### INFORMATION SUPPLIED:
□ □ □ □ □

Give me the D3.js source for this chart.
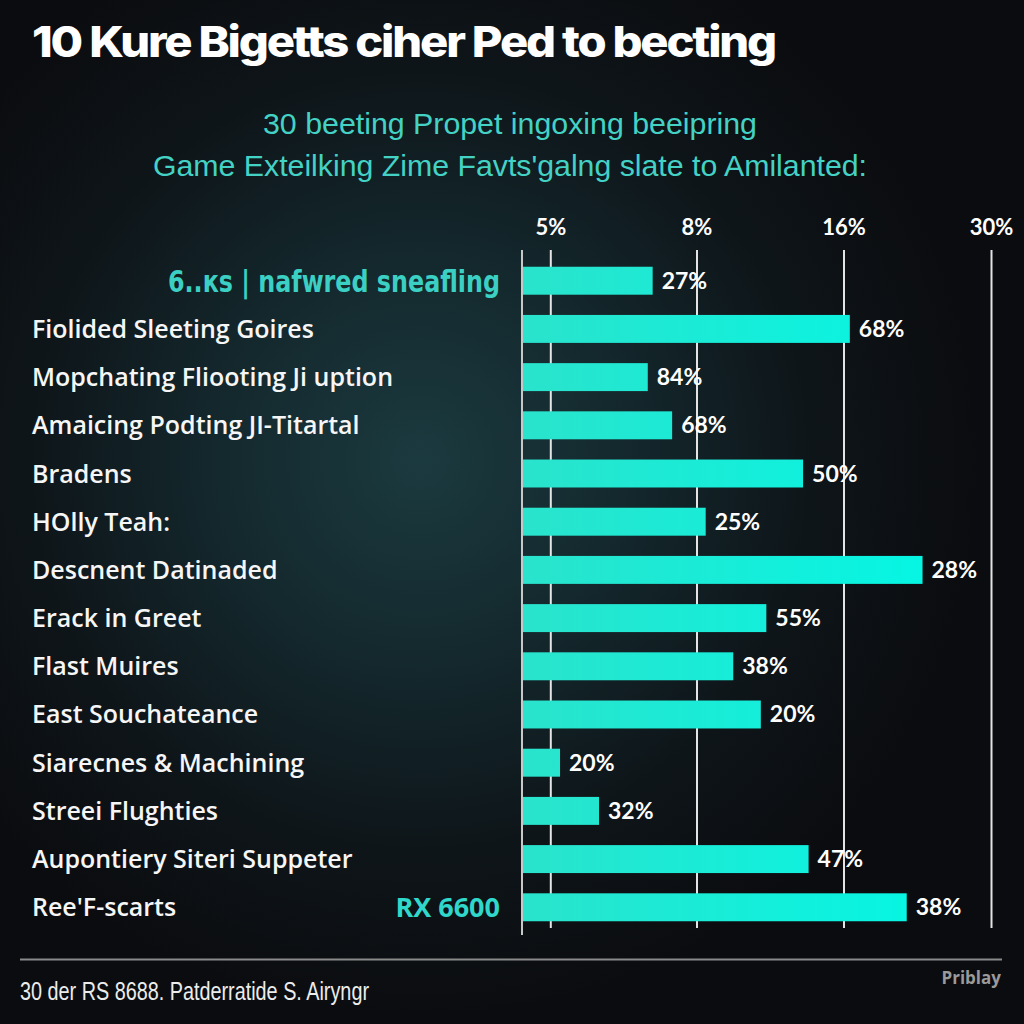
<!DOCTYPE html>
<html><head><meta charset="utf-8">
<script src="https://cdn.jsdelivr.net/npm/d3@7"></script>
<style>html,body{margin:0;padding:0;background:#0b0c0f;}svg{display:block;}</style>
</head><body>
<svg id="chart" width="1024" height="1024"></svg>
<script>
// ---- data ----
const categories = [
  "6..кs | nafwred sneafling",
  "Fiolided Sleeting Goires",
  "Mopchating Fliooting Ji uption",
  "Amaicing Podting JI-Titartal",
  "Bradens",
  "HOlly Teah:",
  "Descnent Datinaded",
  "Erack in Greet",
  "Flast Muires",
  "East Souchateance",
  "Siarecnes & Machining",
  "Streei Flughties",
  "Aupontiery Siteri Suppeter",
  "Ree'F-scarts"
];
const barValues = [7.1, 16.6, 7.0, 7.5, 13.8, 8.5, 23.5, 11.8, 10.0, 11.5, 5.2, 6.0, 14.1, 22.0];
const valueLabels = ["27%","68%","84%","68%","50%","25%","28%","55%","38%","20%","20%","32%","47%","38%"];
const tickValues = [5, 8, 16, 30];
const axisDomain = [0, 5, 8, 16, 30];
const titleText = "10 Kure Bigetts ciher Ped to becting";
const subtitleLines = ["30 beeting Propet ingoxing beeipring", "Game Exteilking Zime Favts'galng slate to Amilanted:"];
const highlightRow = 0;
const extraTag = {row: 13, text: "RX 6600"};
const footerText = "30 der RS 8688. Patderratide S. Airyngr";
const brandText = "Priblay";

// ---- drawing ----
const svg = d3.select("#chart");
const defs = svg.append("defs");
const bg = defs.append("radialGradient").attr("id","bg")
  .attr("gradientUnits","userSpaceOnUse").attr("cx",420).attr("cy",460).attr("r",560);
bg.append("stop").attr("offset",0).attr("stop-color","#1b3a3f");
bg.append("stop").attr("offset",0.35).attr("stop-color","#14292e");
bg.append("stop").attr("offset",0.7).attr("stop-color","#0e1519");
bg.append("stop").attr("offset",1).attr("stop-color","#0b0c0f");
svg.append("rect").attr("width",1024).attr("height",1024).attr("fill","url(#bg)");

const x = d3.scaleLinear().domain(axisDomain).range([522, 550.3, 696.5, 843.5, 991]);
const y = d3.scaleBand().domain(d3.range(categories.length)).range([246.5, 941.5]).paddingInner(0.42).paddingOuter(0.42);

const barGrad = defs.append("linearGradient").attr("id","barg")
  .attr("gradientUnits","userSpaceOnUse").attr("x1",522).attr("x2",930).attr("y1",0).attr("y2",0);
barGrad.append("stop").attr("offset",0).attr("stop-color","#2ae3cc");
barGrad.append("stop").attr("offset",1).attr("stop-color","#05f6e4");

// title
svg.append("text").attr("x",32).attr("y",57).text(titleText)
  .attr("fill","#ffffff").attr("font-family","Inter, 'Open Sans', sans-serif")
  .attr("font-weight",800).attr("font-size",43).attr("letter-spacing",-2)
  .attr("textLength",743).attr("lengthAdjust","spacingAndGlyphs");

// subtitle
const subW = [494, 714];
svg.selectAll("text.sub").data(subtitleLines).join("text").attr("class","sub")
  .attr("x",510).attr("y",(d,i)=>134+i*42).attr("text-anchor","middle")
  .attr("fill","#44d2c5").attr("font-family","'Liberation Sans Narrow','Liberation Sans',Arial,sans-serif")
  .attr("font-size",29).attr("textLength",(d,i)=>subW[i]).attr("lengthAdjust","spacingAndGlyphs")
  .text(d=>d);

// grid + top axis
const gridTop = 250, gridBottom = 928;
const axis = d3.axisTop(x).tickValues(tickValues).tickFormat(d=>d+"%")
  .tickSizeInner(-(gridBottom-gridTop)).tickSizeOuter(0).tickPadding(15);
const ag = svg.append("g").attr("transform",`translate(0,${gridTop})`).call(axis);
ag.select(".domain").remove();
ag.selectAll(".tick line").attr("stroke","#e4e4e4").attr("stroke-width",2);
ag.selectAll(".tick text").attr("fill","#ffffff").attr("font-family","Lato, 'Open Sans', sans-serif")
  .attr("font-weight",700).attr("font-size",22);

// baseline
svg.append("line").attr("x1",x(0)).attr("x2",x(0)).attr("y1",gridTop).attr("y2",935)
  .attr("stroke","#c8c8c8").attr("stroke-width",2);

// bars
svg.selectAll("rect.bar").data(barValues).join("rect").attr("class","bar")
  .attr("x",x(0)+1).attr("y",(d,i)=>y(i)).attr("height",y.bandwidth())
  .attr("width",d=>x(d)-x(0)-1).attr("fill","url(#barg)");

// value labels
svg.selectAll("text.val").data(barValues).join("text").attr("class","val")
  .attr("x",d=>x(d)+9).attr("y",(d,i)=>y(i)+y.bandwidth()/2+8)
  .attr("fill","#ffffff").attr("font-family","Lato, 'Open Sans', sans-serif")
  .attr("font-weight",700).attr("font-size",23)
  .text((d,i)=>valueLabels[i]);

// category labels
svg.selectAll("text.cat").data(categories).join("text").attr("class","cat")
  .each(function(d,i){
    const t = d3.select(this);
    if (i === highlightRow) {
      t.attr("x",500).attr("y",y(i)+y.bandwidth()/2+11).attr("text-anchor","end")
        .attr("fill","#3bd0c3").attr("font-family","'DejaVu Sans Condensed','DejaVu Sans',sans-serif")
        .attr("font-weight",700).attr("font-size",30)
        .attr("textLength",332).attr("lengthAdjust","spacingAndGlyphs");
    } else {
      t.attr("x",32).attr("y",y(i)+y.bandwidth()/2+9)
        .attr("fill","#f6f6f6").attr("font-family","'Open Sans', sans-serif")
        .attr("font-weight",600).attr("font-size",25).attr("letter-spacing",0);
    }
  }).text(d=>d);

// extra tag
svg.append("text").attr("x",500).attr("y",y(extraTag.row)+y.bandwidth()/2+10)
  .attr("text-anchor","end").attr("fill","#2fd8cb")
  .attr("font-family","'Open Sans', sans-serif").attr("font-weight",700).attr("font-size",27)
  .text(extraTag.text);

// footer
svg.append("line").attr("x1",20).attr("x2",1002).attr("y1",959.5).attr("y2",959.5)
  .attr("stroke","#8a8a8a").attr("stroke-width",2);
svg.append("text").attr("x",20).attr("y",1000).text(footerText)
  .attr("fill","#ececec").attr("font-family","'Liberation Sans Narrow','Liberation Sans',Arial,sans-serif")
  .attr("font-size",25).attr("textLength",349).attr("lengthAdjust","spacingAndGlyphs");
svg.append("text").attr("x",1001).attr("y",984).attr("text-anchor","end").text(brandText)
  .attr("fill","#9a9a9a").attr("font-family","'Open Sans', sans-serif")
  .attr("font-weight",700).attr("font-size",17);
</script>
</body></html>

□ □ □ □ □

### REQUIREMENTS:
Copy the listing in full and without alteration, omitting every picture.

### WRITTEN SOLUTION:
Give me the D3.js source for this chart.
<!DOCTYPE html>
<html><head><meta charset="utf-8">
<script src="https://cdn.jsdelivr.net/npm/d3@7"></script>
<style>html,body{margin:0;padding:0;background:#0b0c0f;}svg{display:block;}</style>
</head><body>
<svg id="chart" width="1024" height="1024"></svg>
<script>
// ---- data ----
const categories = [
  "6..кs | nafwred sneafling",
  "Fiolided Sleeting Goires",
  "Mopchating Fliooting Ji uption",
  "Amaicing Podting JI-Titartal",
  "Bradens",
  "HOlly Teah:",
  "Descnent Datinaded",
  "Erack in Greet",
  "Flast Muires",
  "East Souchateance",
  "Siarecnes & Machining",
  "Streei Flughties",
  "Aupontiery Siteri Suppeter",
  "Ree'F-scarts"
];
const barValues = [7.1, 16.6, 7.0, 7.5, 13.8, 8.5, 23.5, 11.8, 10.0, 11.5, 5.2, 6.0, 14.1, 22.0];
const valueLabels = ["27%","68%","84%","68%","50%","25%","28%","55%","38%","20%","20%","32%","47%","38%"];
const tickValues = [5, 8, 16, 30];
const axisDomain = [0, 5, 8, 16, 30];
const titleText = "10 Kure Bigetts ciher Ped to becting";
const subtitleLines = ["30 beeting Propet ingoxing beeipring", "Game Exteilking Zime Favts'galng slate to Amilanted:"];
const highlightRow = 0;
const extraTag = {row: 13, text: "RX 6600"};
const footerText = "30 der RS 8688. Patderratide S. Airyngr";
const brandText = "Priblay";

// ---- drawing ----
const svg = d3.select("#chart");
const defs = svg.append("defs");
const bg = defs.append("radialGradient").attr("id","bg")
  .attr("gradientUnits","userSpaceOnUse").attr("cx",420).attr("cy",460).attr("r",560);
bg.append("stop").attr("offset",0).attr("stop-color","#1b3a3f");
bg.append("stop").attr("offset",0.35).attr("stop-color","#14292e");
bg.append("stop").attr("offset",0.7).attr("stop-color","#0e1519");
bg.append("stop").attr("offset",1).attr("stop-color","#0b0c0f");
svg.append("rect").attr("width",1024).attr("height",1024).attr("fill","url(#bg)");

const x = d3.scaleLinear().domain(axisDomain).range([522, 550.3, 696.5, 843.5, 991]);
const y = d3.scaleBand().domain(d3.range(categories.length)).range([246.5, 941.5]).paddingInner(0.42).paddingOuter(0.42);

const barGrad = defs.append("linearGradient").attr("id","barg")
  .attr("gradientUnits","userSpaceOnUse").attr("x1",522).attr("x2",930).attr("y1",0).attr("y2",0);
barGrad.append("stop").attr("offset",0).attr("stop-color","#2ae3cc");
barGrad.append("stop").attr("offset",1).attr("stop-color","#05f6e4");

// title
svg.append("text").attr("x",32).attr("y",57).text(titleText)
  .attr("fill","#ffffff").attr("font-family","Inter, 'Open Sans', sans-serif")
  .attr("font-weight",800).attr("font-size",43).attr("letter-spacing",-2)
  .attr("textLength",743).attr("lengthAdjust","spacingAndGlyphs");

// subtitle
const subW = [494, 714];
svg.selectAll("text.sub").data(subtitleLines).join("text").attr("class","sub")
  .attr("x",510).attr("y",(d,i)=>134+i*42).attr("text-anchor","middle")
  .attr("fill","#44d2c5").attr("font-family","'Liberation Sans Narrow','Liberation Sans',Arial,sans-serif")
  .attr("font-size",29).attr("textLength",(d,i)=>subW[i]).attr("lengthAdjust","spacingAndGlyphs")
  .text(d=>d);

// grid + top axis
const gridTop = 250, gridBottom = 928;
const axis = d3.axisTop(x).tickValues(tickValues).tickFormat(d=>d+"%")
  .tickSizeInner(-(gridBottom-gridTop)).tickSizeOuter(0).tickPadding(15);
const ag = svg.append("g").attr("transform",`translate(0,${gridTop})`).call(axis);
ag.select(".domain").remove();
ag.selectAll(".tick line").attr("stroke","#e4e4e4").attr("stroke-width",2);
ag.selectAll(".tick text").attr("fill","#ffffff").attr("font-family","Lato, 'Open Sans', sans-serif")
  .attr("font-weight",700).attr("font-size",22);

// baseline
svg.append("line").attr("x1",x(0)).attr("x2",x(0)).attr("y1",gridTop).attr("y2",935)
  .attr("stroke","#c8c8c8").attr("stroke-width",2);

// bars
svg.selectAll("rect.bar").data(barValues).join("rect").attr("class","bar")
  .attr("x",x(0)+1).attr("y",(d,i)=>y(i)).attr("height",y.bandwidth())
  .attr("width",d=>x(d)-x(0)-1).attr("fill","url(#barg)");

// value labels
svg.selectAll("text.val").data(barValues).join("text").attr("class","val")
  .attr("x",d=>x(d)+9).attr("y",(d,i)=>y(i)+y.bandwidth()/2+8)
  .attr("fill","#ffffff").attr("font-family","Lato, 'Open Sans', sans-serif")
  .attr("font-weight",700).attr("font-size",23)
  .text((d,i)=>valueLabels[i]);

// category labels
svg.selectAll("text.cat").data(categories).join("text").attr("class","cat")
  .each(function(d,i){
    const t = d3.select(this);
    if (i === highlightRow) {
      t.attr("x",500).attr("y",y(i)+y.bandwidth()/2+11).attr("text-anchor","end")
        .attr("fill","#3bd0c3").attr("font-family","'DejaVu Sans Condensed','DejaVu Sans',sans-serif")
        .attr("font-weight",700).attr("font-size",30)
        .attr("textLength",332).attr("lengthAdjust","spacingAndGlyphs");
    } else {
      t.attr("x",32).attr("y",y(i)+y.bandwidth()/2+9)
        .attr("fill","#f6f6f6").attr("font-family","'Open Sans', sans-serif")
        .attr("font-weight",600).attr("font-size",25).attr("letter-spacing",0);
    }
  }).text(d=>d);

// extra tag
svg.append("text").attr("x",500).attr("y",y(extraTag.row)+y.bandwidth()/2+10)
  .attr("text-anchor","end").attr("fill","#2fd8cb")
  .attr("font-family","'Open Sans', sans-serif").attr("font-weight",700).attr("font-size",27)
  .text(extraTag.text);

// footer
svg.append("line").attr("x1",20).attr("x2",1002).attr("y1",959.5).attr("y2",959.5)
  .attr("stroke","#8a8a8a").attr("stroke-width",2);
svg.append("text").attr("x",20).attr("y",1000).text(footerText)
  .attr("fill","#ececec").attr("font-family","'Liberation Sans Narrow','Liberation Sans',Arial,sans-serif")
  .attr("font-size",25).attr("textLength",349).attr("lengthAdjust","spacingAndGlyphs");
svg.append("text").attr("x",1001).attr("y",984).attr("text-anchor","end").text(brandText)
  .attr("fill","#9a9a9a").attr("font-family","'Open Sans', sans-serif")
  .attr("font-weight",700).attr("font-size",17);
</script>
</body></html>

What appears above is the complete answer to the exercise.